Memoirs are so trendy these days; it seems everyone has dirty laundry to air - “My childhood was worse than yours. Look at me, I’m still surviving,” etc. Not so this author. Although certainly her family was quite odd, she seldom criticizes anyone and, except for her father, no one holds a grudge for long. The family is loving and congenial. Scott tells her stories in chronological order in a somewhat deadpan voice, no matter how amazing or foreign the adventure or misadventure may be to her Western readers. Another good thing about this memoir is that the Scott family is white and shows no prejudice or superiority toward people or traditions whatsoever. This is not true of a few of the other local white people toward the native predominantly black population.

For much of the author’s childhood, the Scott family lives in a small, revitalized cow shed (in the middle of nowhere) and later moves to its own farm (in the middle of nowhere) where they build a more substantial, larger house. They have friends; they see people. But mostly they have each other – and a variety of creatures, large and small. Early on, the children learn from the parents and grandparents not to even kill moths. Living in their home –or in its vicinity - at various times are several dogs, old and young horses( in a variety of humors and trainability) and all kinds and sizes of snakes (some harmless, some not). A close neighbor at their farm is a huge crocodile, whom they affectionately name Fiddian. Said croc once ate two cows who got too close for comfort. These creatures make up as much of the Scotts’ community as did humans.

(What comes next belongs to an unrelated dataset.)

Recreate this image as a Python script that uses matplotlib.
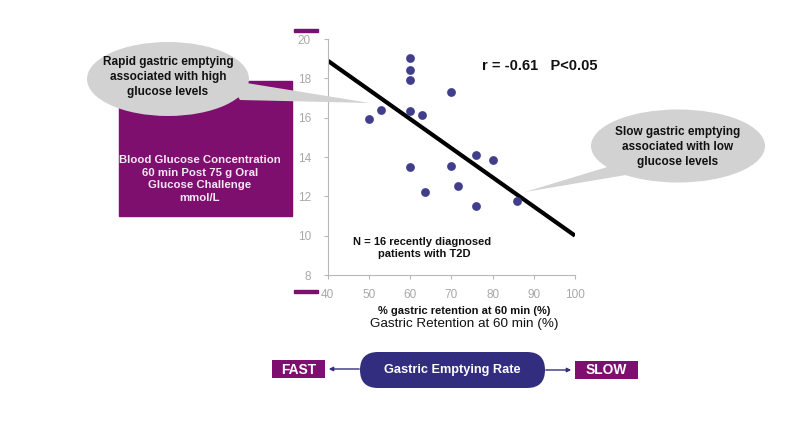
import matplotlib
matplotlib.use("Agg")
import matplotlib.pyplot as plt
from matplotlib.patches import Ellipse, Polygon, Rectangle, FancyBboxPatch

plt.rcParams['font.family'] = ['Liberation Sans', 'DejaVu Sans']

# ---- data ----
retention = [60, 60, 60, 70, 53, 50, 60, 63, 76, 80, 60, 70, 71.5, 63.5, 76, 86]
glucose = [19.05, 18.4, 17.9, 17.3, 16.4, 15.95, 16.35, 16.15, 14.1, 13.85, 13.5, 13.55, 12.55, 12.2, 11.5, 11.75]
fit_x = [40, 100]
fit_y = [18.9, 10.0]
x_ticks = [40, 50, 60, 70, 80, 90, 100]
y_ticks = [8, 10, 12, 14, 16, 18, 20]

W, H = 811, 421
fig = plt.figure(figsize=(W / 100, H / 100), dpi=100)

PURPLE = '#7F0F6E'
NAVY = '#322D7E'
DOT = '#413F8C'
GRAY = '#D2D2D2'
TICKC = '#A8A8A8'

# ---- data axes ----
x0, x1, ytop, ybot = 327.7, 575, 39, 275
ax = fig.add_axes([x0 / W, 1 - ybot / H, (x1 - x0) / W, (ybot - ytop) / H])
ax.scatter(retention, glucose, s=40, color=DOT, zorder=3, linewidths=0)
ax.plot(fit_x, fit_y, color='black', lw=3, solid_capstyle='butt', zorder=2)
ax.set_xlim(40, 100)
ax.set_ylim(8, 20)
ax.set_xticks(x_ticks)
ax.set_yticks(y_ticks)
for s in ['top', 'right']:
    ax.spines[s].set_visible(False)
for s in ['left', 'bottom']:
    ax.spines[s].set_color('#B8B8B8')
    ax.spines[s].set_linewidth(0.8)
ax.tick_params(colors='#B8B8B8', labelcolor=TICKC, labelsize=8.5, length=3, width=0.8, direction='out')
ax.tick_params(axis='y', pad=9)
ax.tick_params(axis='x', pad=7)

# ---- overlay in pixel coords ----
ov = fig.add_axes([0, 0, 1, 1], zorder=5)
ov.set_xlim(0, W)
ov.set_ylim(H, 0)
ov.axis('off')
ov.patch.set_alpha(0)

# purple y-label box
ov.add_patch(Rectangle((119, 81), 173, 135, color=PURPLE, zorder=1))
ov.text(200, 179, 'Blood Glucose Concentration\n60 min Post 75 g Oral\nGlucose Challenge\nmmol/L',
        ha='center', va='center', fontsize=8.2, fontweight='bold', color='#F6E6F4',
        linespacing=1.3, zorder=2)

# small purple bars
ov.add_patch(Rectangle((294, 28.5), 24, 3.5, color=PURPLE, zorder=2))
ov.add_patch(Rectangle((294, 289.5), 24, 3.5, color=PURPLE, zorder=2))

# callout 1
ov.add_patch(Polygon([(228, 80), (240, 100), (370, 103)], closed=True, color=GRAY, lw=0, zorder=3))
ov.add_patch(Ellipse((168, 79), 162, 74, color=GRAY, lw=0, zorder=3))
ov.text(168, 77, 'Rapid gastric emptying\nassociated with high\nglucose levels', ha='center', va='center',
        fontsize=8.5, fontweight='bold', color='#111111', linespacing=1.3, zorder=4)

# callout 2
ov.add_patch(Polygon([(614, 165), (626, 175), (525, 192)], closed=True, color=GRAY, lw=0, zorder=3))
ov.add_patch(Ellipse((678, 146), 174, 73, color=GRAY, lw=0, zorder=3))
ov.text(678, 147, 'Slow gastric emptying\nassociated with low\nglucose levels', ha='center', va='center',
        fontsize=8.5, fontweight='bold', color='#111111', linespacing=1.3, zorder=4)

# stats and N text
ov.text(482, 66, 'r = -0.61   P<0.05', ha='left', va='center', fontsize=10.5, fontweight='bold', color='#111111')
ov.text(422, 242, 'N = 16 recently diagnosed', ha='center', va='center', fontsize=8, fontweight='bold', color='#111111')
ov.text(424, 254, 'patients with T2D', ha='center', va='center', fontsize=8, fontweight='bold', color='#111111')

# x labels
ov.text(464, 311, '% gastric retention at 60 min (%)', ha='center', va='center', fontsize=8, fontweight='bold', color='#111111')
ov.text(464, 324, 'Gastric Retention at 60 min (%)', ha='center', va='center', fontsize=9.7, color='#111111')

# bottom arrow row
ov.annotate('', xy=(326, 369), xytext=(362, 369),
            arrowprops=dict(arrowstyle='-|>', color=NAVY, lw=1, mutation_scale=6), zorder=2)
ov.annotate('', xy=(574, 370), xytext=(543, 370),
            arrowprops=dict(arrowstyle='-|>', color=NAVY, lw=1, mutation_scale=6), zorder=2)
ov.add_patch(FancyBboxPatch((360, 352), 185, 36, boxstyle='round,pad=0,rounding_size=18',
                            color=NAVY, lw=0, zorder=3))
ov.text(452.5, 370, 'Gastric Emptying Rate', ha='center', va='center', fontsize=9.2, fontweight='bold',
        color='white', zorder=4)
ov.add_patch(Rectangle((272, 360), 53, 18, color=PURPLE, lw=0, zorder=3))
ov.text(298.5, 369.5, 'FAST', ha='center', va='center', fontsize=9.9, fontweight='bold', color='white', zorder=4)
ov.add_patch(Rectangle((575, 361), 63, 18, color=PURPLE, lw=0, zorder=3))
ov.text(606.5, 370.5, 'SLOW', ha='center', va='center', fontsize=9.9, fontweight='bold', color='white', zorder=4)

fig.savefig('out.png', dpi=100)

Life for the author and her siblings seems idyllic and full of adventure. One of my favorite passages inspires the book’s title: Robyn needs a new riding saddle but needs to earn money to buy it. She decides to adopt 20 former battery (factory-raised) chickens, let them loose, give them a good life, and sell the first in the area’s free-range eggs. This plan works amazingly well. The chickens are ecstatic to feel dust and dirt under their tiny feet, and the eggs pay for most of her saddle. ”They had, of course, never even stood on soil, let along had the space in which to really scratch… all twenty of these scrawny one-year-old chickens still knew exactly what to do.”

But a terribly serious aspect looms as the three children become teenagers. The first case of AIDS hits Botswana in 1985. In Dr. Scott’s practice, approximately 50 percent of his patients develop symptoms. One quarter of the country’s population develops the disease. Many people have multiple sex partners; many men refuse to use condoms. Babies are born with AIDS and, at its onset, no educational campaigns or drugs or natural remedies exist. The Scotts’ lives all become involved with the epidemic and its ramifications - all hoping for cures, all reeling from its immensity.

The epidemic aside, this memoir is touching, hilarious in parts, and captivating as it is so different than most American readers’ experience and/or conception of childhood. This memoir provides the reader with a breath of exotic fresh air.